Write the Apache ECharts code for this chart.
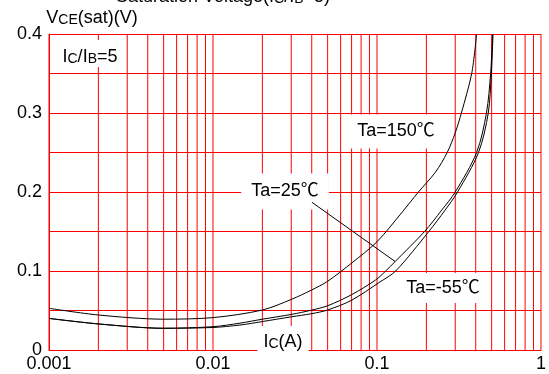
<!DOCTYPE html>
<html>
<head>
<meta charset="utf-8">
<script src="https://cdn.jsdelivr.net/npm/echarts@6/dist/echarts.min.js"></script>
<style>
    html, body { margin: 0; padding: 0; background: #fff; }
    #chart { width: 549px; height: 374px; }
</style>
</head>
<body>
<div id="chart"></div>
<script>
// Ta=150℃
const ic150 = [0.001, 0.002, 0.005, 0.01, 0.02, 0.03, 0.04, 0.05, 0.07, 0.1, 0.143, 0.179, 0.227, 0.268, 0.300, 0.327, 0.378, 0.405];
const vce150 = [0.0528, 0.0443, 0.039, 0.041, 0.0506, 0.064, 0.076, 0.087, 0.11, 0.137, 0.175, 0.2, 0.225, 0.25, 0.275, 0.3, 0.35, 0.4];
// Ta=25℃
const ic25 = [0.001, 0.002, 0.005, 0.01, 0.0146, 0.02, 0.03, 0.04, 0.05, 0.07, 0.098, 0.113, 0.129, 0.195, 0.248, 0.3, 0.405, 0.465, 0.493, 0.507];
const vce25 = [0.040, 0.033, 0.0275, 0.0295, 0.034, 0.039, 0.045, 0.0505, 0.056, 0.07, 0.0886, 0.1, 0.112, 0.15, 0.177, 0.2, 0.25, 0.3, 0.35, 0.4];
// Ta=-55℃
const icM55 = [0.001, 0.002, 0.005, 0.01, 0.0146, 0.02, 0.03, 0.04, 0.05, 0.07, 0.104, 0.13, 0.207, 0.26, 0.31, 0.416, 0.477, 0.498, 0.51];
const vceM55 = [0.040, 0.033, 0.0275, 0.0285, 0.0316, 0.036, 0.042, 0.046, 0.0506, 0.063, 0.086, 0.1, 0.15, 0.177, 0.2, 0.25, 0.3, 0.35, 0.4];

const xTicks = [0.001, 0.01, 0.1, 1];
const yTicks = [0, 0.1, 0.2, 0.3, 0.4];

// vertical grid lines: decades plus 2..9 in each decade
const xGrid = xTicks.slice();
for (let d = 0; d < xTicks.length - 1; d++) {
    for (let m = 2; m <= 9; m++) {
        xGrid.push(+(xTicks[d] * m).toPrecision(2));
    }
}

// leader line from the Ta=25℃ label to its curve
const leader25 = [[0.0401, 0.187], [0.129, 0.112]];

function pairs(xs, ys) {
    const out = [];
    for (let i = 0; i < xs.length; i++) out.push([xs[i], ys[i]]);
    return out;
}

const FONT = '"Liberation Sans", Arial, "Noto Sans CJK SC", sans-serif';
const RED = '#ff0000';
const rich = {
    a: { fontSize: 18, fontFamily: FONT, color: '#000', lineHeight: 18, verticalAlign: 'bottom' },
    s: { fontSize: 14, fontFamily: FONT, color: '#000', lineHeight: 18, verticalAlign: 'bottom' }
};

function label(text, x, y, padding, bg) {
    return {
        type: 'text',
        x: x,
        y: y,
        z: 1.5,
        style: {
            text: text,
            rich: rich,
            align: 'center',
            verticalAlign: 'middle',
            backgroundColor: bg === false ? null : '#fff',
            padding: padding
        }
    };
}

function curve(name, xs, ys) {
    return {
        name: name,
        type: 'line',
        data: pairs(xs, ys),
        showSymbol: false,
        smooth: 0.3,
        color: '#000',
        lineStyle: { color: '#000', width: 1 },
        z: 3
    };
}

// vertical grid lines drawn as plain line series
const gridSeries = xGrid.map(v => ({
    type: 'line',
    data: [[v, 0], [v, 0.4]],
    showSymbol: false,
    silent: true,
    color: RED,
    lineStyle: { color: RED, width: 1 },
    z: 1
}));

const s25 = curve('Ta=25℃', ic25, vce25);
s25.markLine = {
    silent: true,
    symbol: ['none', 'none'],
    label: { show: false },
    lineStyle: { color: '#000', width: 1, type: 'solid' },
    data: [[{ coord: leader25[0] }, { coord: leader25[1] }]]
};

const chart = echarts.init(document.getElementById('chart'));

chart.setOption({
    animation: false,
    backgroundColor: '#fff',
    grid: { left: 49, right: 6, top: 34, bottom: 24 },
    xAxis: {
        type: 'log',
        logBase: 10,
        min: 0.001,
        max: 1,
        axisLine: { show: true, lineStyle: { color: RED, width: 1 } },
        axisTick: { show: false },
        splitLine: { show: false },
        axisLabel: {
            color: '#000',
            fontSize: 18,
            fontFamily: FONT,
            margin: 5,
            formatter: function (v) {
                for (let i = 0; i < xTicks.length; i++) {
                    if (Math.abs(v - xTicks[i]) < xTicks[i] * 1e-6) return String(xTicks[i]);
                }
                return '';
            }
        }
    },
    yAxis: {
        type: 'value',
        min: 0,
        max: 0.4,
        interval: 0.05,
        axisLine: { show: true, lineStyle: { color: RED, width: 1 } },
        axisTick: { show: false },
        splitLine: { show: true, lineStyle: { color: RED, width: 1 } },
        axisLabel: {
            color: '#000',
            fontSize: 18,
            fontFamily: FONT,
            margin: 7,
            formatter: function (v) {
                for (let i = 0; i < yTicks.length; i++) {
                    if (Math.abs(v - yTicks[i]) < 1e-6) return String(yTicks[i]);
                }
                return '';
            }
        }
    },
    series: gridSeries.concat([
        curve('Ta=150℃', ic150, vce150),
        s25,
        curve('Ta=-55℃', icM55, vceM55)
    ]),
    graphic: [
        {
            type: 'text',
            x: 330,
            y: -3,
            z: 5,
            style: {
                text: '{a|Saturation Voltage(I}{s|C}{a|/I}{s|B}{a|=5)}',
                rich: rich,
                align: 'right',
                verticalAlign: 'middle'
            }
        },
        label('{a|V}{s|CE}{a|(sat)(V)}', 92, 18, 0, false),
        label('{a|I}{s|C}{a|/I}{s|B}{a|=5}', 90, 53.5, [8, 8, 1, 8]),
        label('{a|Ta=150℃}', 396, 131.5, [8, 8]),
        label('{a|Ta=25℃}', 285, 191.5, [9, 10]),
        label('{a|Ta=-55℃}', 443, 288, [6, 8]),
        label('{a|I}{s|C}{a|(A)}', 283, 339, [7, 6, 1, 6])
    ]
});
</script>
</body>
</html>
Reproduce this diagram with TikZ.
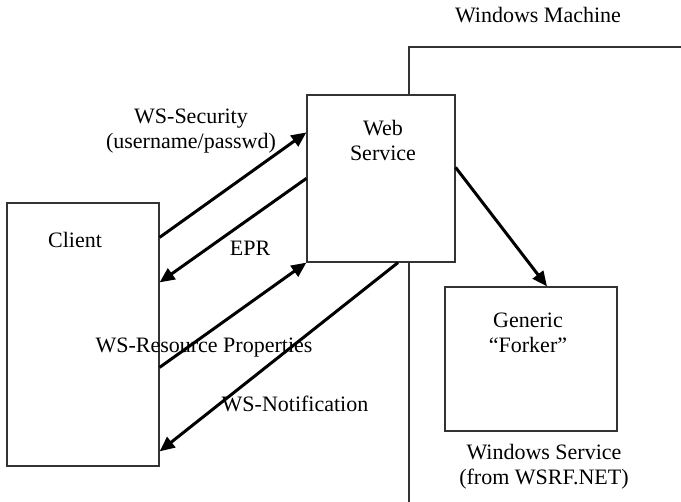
\documentclass[tikz,border=0pt]{standalone}
\usepackage{fontspec}
\setmainfont{Liberation Serif}
\usepackage{tikz}
\usetikzlibrary{arrows.meta,positioning}

\begin{document}
\begin{tikzpicture}[
  x=0.5pt, y=-0.5pt,
  box/.style={rectangle, draw=black!80, line width=0.6pt, fill=white,
              inner sep=0pt, minimum width=#1},
  txt/.style={font=\fontsize{11}{12.5}\selectfont, align=center, inner sep=1pt},
  arr/.style={-{Triangle[length=7.5pt, width=6.5pt]}, line width=1.5pt, black},
]
  \useasboundingbox (0,0) rectangle (681,502);

  % Machine boundary
  \draw[black!80, line width=0.6pt] (409,502) -- (409,47) -- (681,47);
  \node[txt] (machine) at (538,15) {Windows Machine};

  % Boxes
  \node[box=76pt, minimum height=131.5pt] (client) at (83,334.5) {};
  \node[txt] (clientlbl) at (75,240) {Client};

  \node[box=74pt, minimum height=83.5pt] (ws) at (381,178.5) {};
  \node[txt] (wslbl) at (383,140) {Web\\Service};

  \node[box=86pt, minimum height=72pt] (forker) at (531,359) {};
  \node[txt] (forkerlbl) at (528,333) {Generic\\“Forker”};
  \node[txt, below=5pt, xshift=6.5pt] (winsvc) at (forker.south) {Windows Service\\(from WSRF.NET)};

  % Arrows
  \draw[arr] ([yshift=-17.5pt]client.north east) -- ([yshift=-19pt]ws.north west);
  \draw[arr] ([yshift=-42pt]ws.north west) -- ([yshift=-40pt]client.north east);
  \draw[arr] ([yshift=-82.5pt]client.north east) -- (ws.south west);
  \draw[arr] ([xshift=8.5pt]ws.south) -- ([yshift=-124.5pt]client.north east);
  \draw[arr] ([yshift=-36.5pt]ws.north east) -- ([xshift=8pt]forker.north);

  % Labels
  \node[txt] (seclbl) at (191,131.5) {WS-Security\\(username/passwd)};
  \node[txt] (eprlbl) at (250,248) {EPR};
  \node[txt] (rplbl) at (204,348) {WS-Resource Properties};
  \node[txt] (notlbl) at (295,404) {WS-Notification};

\end{tikzpicture}
\end{document}
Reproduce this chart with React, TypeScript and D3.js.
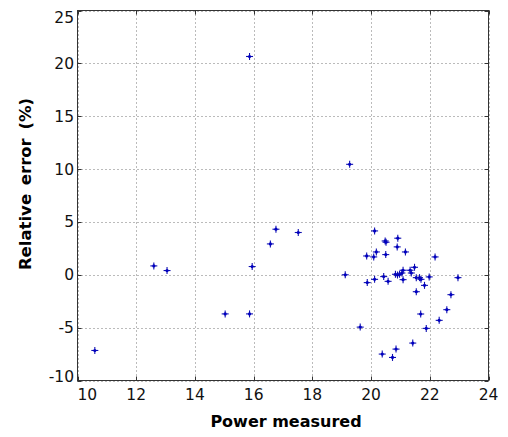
import React from "react";
import * as d3 from "d3";

const powerMeasured: number[] = [
  10.59, 12.6, 13.05, 15.03, 15.86, 15.86, 15.95, 16.57, 16.76, 17.52,
  19.27, 19.12, 19.63, 20.12, 20.48, 20.51, 20.91, 20.89, 21.17, 20.18,
  19.85, 20.09, 20.5, 22.18, 19.87, 20.12, 20.43, 20.58, 20.83, 20.9,
  20.97, 21.05, 21.09, 21.09, 21.33, 21.37, 21.48, 21.54, 21.65, 21.7,
  21.54, 21.82, 21.98, 22.96, 22.72, 22.58, 21.69, 22.32, 21.88, 21.42,
  20.85, 20.38, 20.73,
];
const relativeError: number[] = [
  -7.16, 0.84, 0.4, -3.7, -3.7, 20.65, 0.78, 2.92, 4.31, 4.0,
  10.45, 0.0, -4.95, 4.15, 3.2, 3.08, 3.46, 2.64, 2.16, 2.16,
  1.78, 1.69, 1.91, 1.69, -0.74, -0.43, -0.17, -0.62, 0.05, -0.02,
  0.05, 0.17, 0.43, -0.46, 0.43, 0.17, 0.71, -0.27, -0.27, -0.43,
  -1.6, -1.0, -0.2, -0.27, -1.88, -3.3, -3.71, -4.31, -5.07, -6.46,
  -7.03, -7.5, -7.82,
];
const xTicks: number[] = [10, 12, 14, 16, 18, 20, 22, 24];
const yTicks: number[] = [-10, -5, 0, 5, 10, 15, 20, 25];

const W = 508;
const H = 437;
const L = 77.5, R = 488.5, T = 10.5, B = 380.5;

export default function App() {
  const x = d3.scaleLinear().domain([10, 24]).range([L, R]);
  const y = d3.scaleLinear().domain([-10, 25]).range([B, T]);
  const font = "DejaVu Sans, sans-serif";
  const pts = powerMeasured.map((p, i) => [p, relativeError[i]] as [number, number]);
  return (
    <svg width={W} height={H} style={{ position: "absolute", left: 0, top: 0, background: "#fff" }}>
      <rect x={0} y={0} width={W} height={H} fill="#fff" />
      {xTicks.map((t) => (
        <line key={"gx" + t} x1={Math.round(x(t)) + 0.5} x2={Math.round(x(t)) + 0.5} y1={T} y2={B}
          stroke="#777" strokeWidth={1} strokeDasharray="1,3" />
      ))}
      {yTicks.map((t) => (
        <line key={"gy" + t} x1={L} x2={R} y1={Math.round(y(t)) + 0.5} y2={Math.round(y(t)) + 0.5}
          stroke="#777" strokeWidth={1} strokeDasharray="1,3" />
      ))}
      <rect x={L} y={T} width={R - L} height={B - T} fill="none" stroke="#333" strokeWidth={1} />
      {xTicks.map((t, i) => (
        <g key={"tx" + t}>
          <line x1={Math.round(x(t)) + 0.5} x2={Math.round(x(t)) + 0.5} y1={B} y2={B - 4} stroke="#333" />
          <line x1={Math.round(x(t)) + 0.5} x2={Math.round(x(t)) + 0.5} y1={T} y2={T + 4} stroke="#333" />
          <text x={x(t)} y={400} fontFamily={font} fontSize={15.5}
            textAnchor={i === 0 ? "start" : "middle"} fill="#111">{t}</text>
        </g>
      ))}
      {yTicks.map((t, i) => {
        const off = i === yTicks.length - 1 ? 7 : i === 0 ? -4 : 0;
        return (
          <g key={"ty" + t}>
            <line x1={L} x2={L + 4} y1={Math.round(y(t)) + 0.5} y2={Math.round(y(t)) + 0.5} stroke="#333" />
            <line x1={R} x2={R - 4} y1={Math.round(y(t)) + 0.5} y2={Math.round(y(t)) + 0.5} stroke="#333" />
            <text x={74} y={y(t) + 5.5 + off} fontFamily={font} fontSize={15.5} textAnchor="end" fill="#111">{t}</text>
          </g>
        );
      })}
      {pts.map(([px, py], i) => {
        const cx = x(px), cy = y(py);
        return (
          <g key={"p" + i}>
            <line x1={cx - 3.5} x2={cx + 3.5} y1={cy} y2={cy} stroke="#1010b0" strokeWidth={1.1} />
            <line x1={cx} x2={cx} y1={cy - 3.5} y2={cy + 3.5} stroke="#1010b0" strokeWidth={1.1} />
            <circle cx={cx} cy={cy} r={1.6} fill="#0000c0" />
          </g>
        );
      })}
      <text x={286} y={427} fontFamily={font} fontSize={16} fontWeight="bold" textAnchor="middle" fill="#000">
        Power measured
      </text>
      <text transform={`translate(31,184) rotate(-90)`} fontFamily={font} fontSize={16.5} fontWeight="bold"
        textAnchor="middle" fill="#000" wordSpacing={3}>
        Relative error (%)
      </text>
    </svg>
  );
}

.....

• [What you should do] From the first line above through the line containing "0.1, 0.15, 0.177, 0.2, 0.25, 0.3, 0.35, 0.4];", copy everything exactly, without the pictures.

• [Exercise solution]
Write the Apache ECharts code for this chart.
<!DOCTYPE html>
<html>
<head>
<meta charset="utf-8">
<script src="https://cdn.jsdelivr.net/npm/echarts@6/dist/echarts.min.js"></script>
<style>
    html, body { margin: 0; padding: 0; background: #fff; }
    #chart { width: 549px; height: 374px; }
</style>
</head>
<body>
<div id="chart"></div>
<script>
// Ta=150℃
const ic150 = [0.001, 0.002, 0.005, 0.01, 0.02, 0.03, 0.04, 0.05, 0.07, 0.1, 0.143, 0.179, 0.227, 0.268, 0.300, 0.327, 0.378, 0.405];
const vce150 = [0.0528, 0.0443, 0.039, 0.041, 0.0506, 0.064, 0.076, 0.087, 0.11, 0.137, 0.175, 0.2, 0.225, 0.25, 0.275, 0.3, 0.35, 0.4];
// Ta=25℃
const ic25 = [0.001, 0.002, 0.005, 0.01, 0.0146, 0.02, 0.03, 0.04, 0.05, 0.07, 0.098, 0.113, 0.129, 0.195, 0.248, 0.3, 0.405, 0.465, 0.493, 0.507];
const vce25 = [0.040, 0.033, 0.0275, 0.0295, 0.034, 0.039, 0.045, 0.0505, 0.056, 0.07, 0.0886, 0.1, 0.112, 0.15, 0.177, 0.2, 0.25, 0.3, 0.35, 0.4];
// Ta=-55℃
const icM55 = [0.001, 0.002, 0.005, 0.01, 0.0146, 0.02, 0.03, 0.04, 0.05, 0.07, 0.104, 0.13, 0.207, 0.26, 0.31, 0.416, 0.477, 0.498, 0.51];
const vceM55 = [0.040, 0.033, 0.0275, 0.0285, 0.0316, 0.036, 0.042, 0.046, 0.0506, 0.063, 0.086, 0.1, 0.15, 0.177, 0.2, 0.25, 0.3, 0.35, 0.4];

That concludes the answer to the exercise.